Pero, ¿quiénes son los que en realidad se benefician de este modelo? Sin duda, los excedentes han dado pie a una dinámica económica que ha hecho de Santa Cruz un innegable polo de desarrollo. Por ejemplo, se estima que son más de 300 mil trabajadores por cuenta propia en talleres de metalmecánica, automotores, carpinterías y transporte. El efecto multiplicador ha permitido una bonancible industria de la construcción, que demanda creciente mano de obra calificada; además de un sostenido crecimiento del comercio interno. Santa Cruz es, pues, la locomotora de Bolivia, ni duda cabe.

La agricultura depredadora es el cimiento endeble de la agroindustria.

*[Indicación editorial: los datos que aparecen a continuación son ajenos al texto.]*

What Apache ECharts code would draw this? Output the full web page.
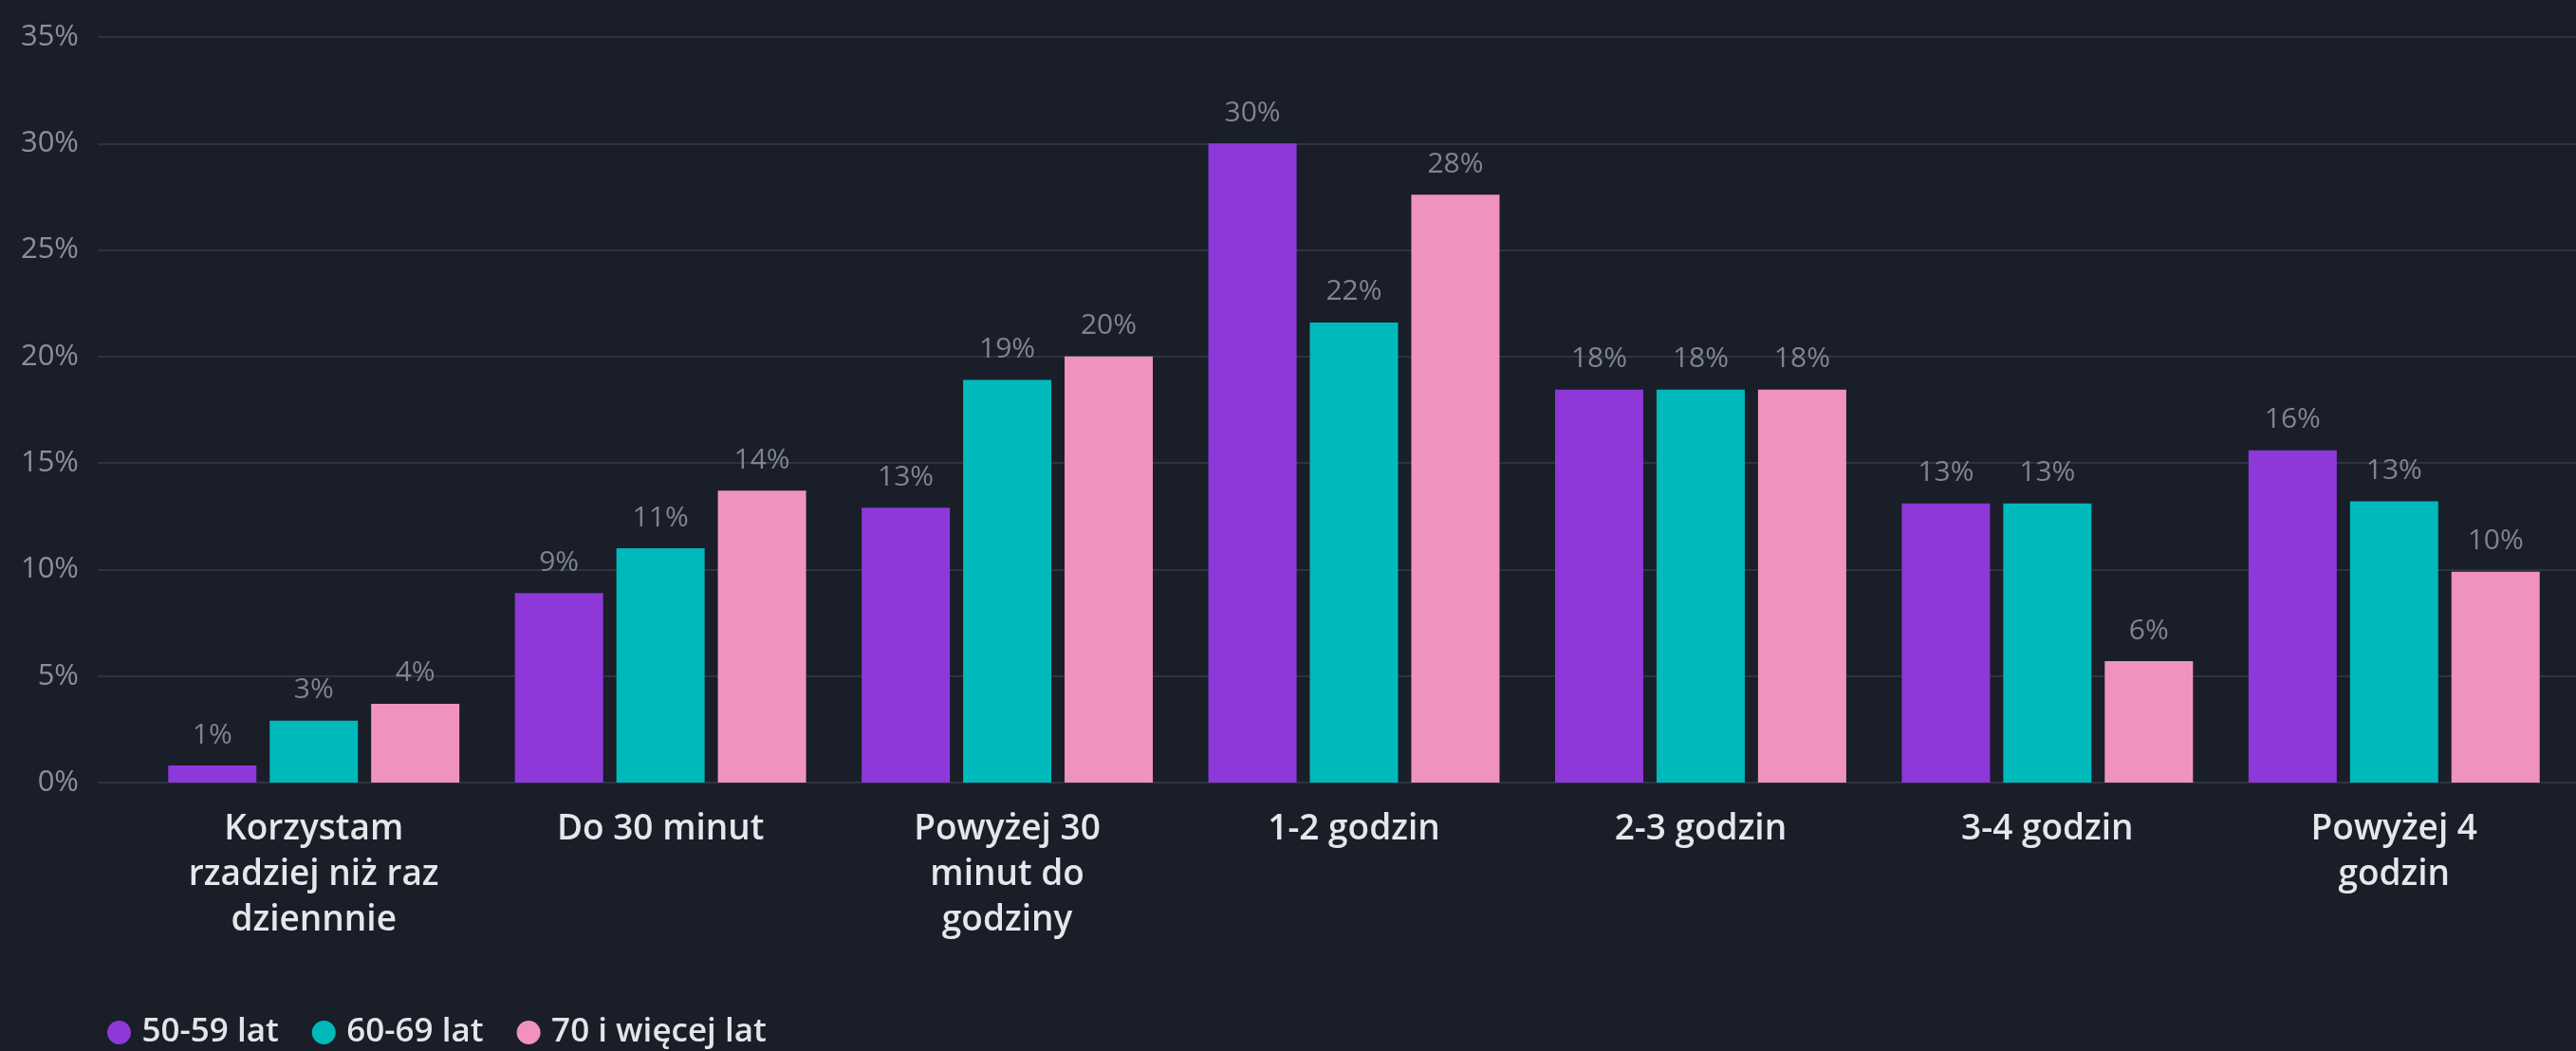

Pero el modelo tiene sus bemoles. Los efectos de una agricultura depredadora se convertirán en impactos demoledores en el mediano plazo; la frontera agrícola tiene un límite y el futuro medioambiental empieza ser una preocupación más allá de las posturas filantrópicas, para convertirse en una bomba de tiempo. Abordaremos el tema en un próximo artículo, en el que analizaremos también, la victoria cultural del capitalismo que, en su momento, hacía repetir a los chilenos del camino que se les impusiera de la mano de Augusto Pinochet, como “el modelo del modelo”. En el caso que nos ocupa, avanzamos un interrogante a manera de desafío. ¿Cuánto de las ganancias generadas por ese modelo se queda en Bolivia?